M&CC, vendors finding common ground

The Mayor and City Council (M&CC) expressed appreciation to vendors who honoured their end of the agreement despite Sunday’s inclement weather, to clean up around the Stabroek Market and the minibus park area in Georgetown primarily utilised for vending purposes.
Speaking with Guyana Times, Town Clerk Royston King stated that the initial agreement was to have vendors, in collaborative efforts with the Council on the first and last Sunday of the month, clean the premises where they sell.
It all started with a decision to abruptly remove scores of vendors from the Stabroek Square in the name of a clean-up campaign for Guyana’s Golden Jubilee celebrations back in May last year, with no alternative vending area.
That action attracted much criticism from the parliamentary Opposition People’s Progressive Party/Civic (PPP/C) and widespread protests from vendors who had been operating in the area for decades.

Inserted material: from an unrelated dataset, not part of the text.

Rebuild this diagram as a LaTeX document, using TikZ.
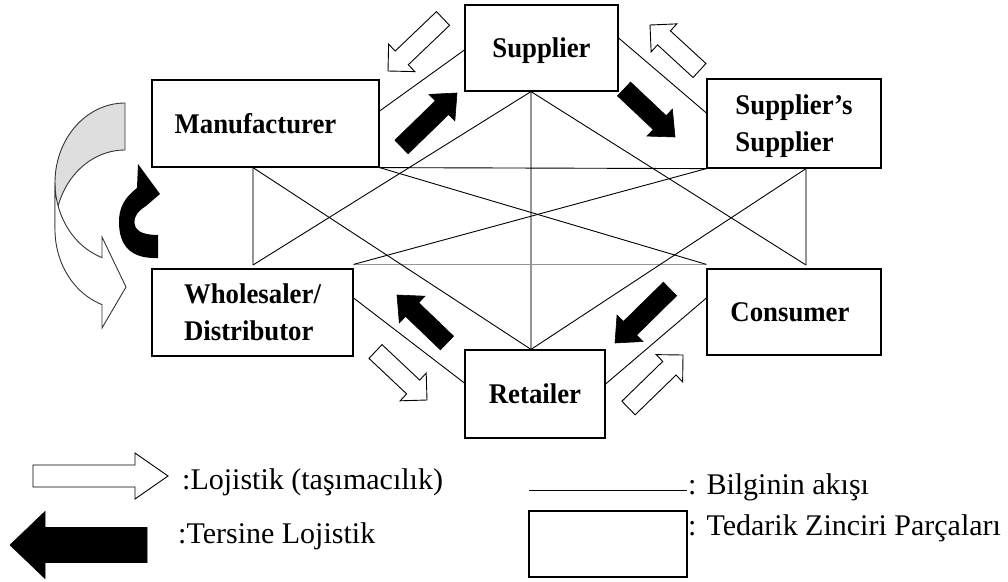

The municipality finally managed to temporarily secure a piece of land, later known as “Parliament View Mall”, south of Parliament Building on Hadfield Street and at the time of relocation, the Town Clerk had promised the vendors that City Hall would find a more permanent, suitable location to properly house them.
Three months then elapsed and the City Council in July sought to extend the lease period until December 2016. Subsequently, the businessman and owner of the land which houses the “Parliament View Mall” indicated that he wanted his premises vacated, contending that the verbal agreement to extend the vendors’ stay up to December 31, 2016, had expired.
The vendors who had been plying their trade on the vacant lot then returned to their former spots near the Stabroek Market in early January upon the expiration of the lease and after being granted permission by the M&CC.
Vendors had initially complained bitterly upon their relocation to the “Parliament View Mall” contending that they were unable to garner sales, and subsequently expressed their satisfaction upon returning to the Market area in early 2017. According to media reports, vendors must ensure their environs are kept clean or they would not be permitted to sell.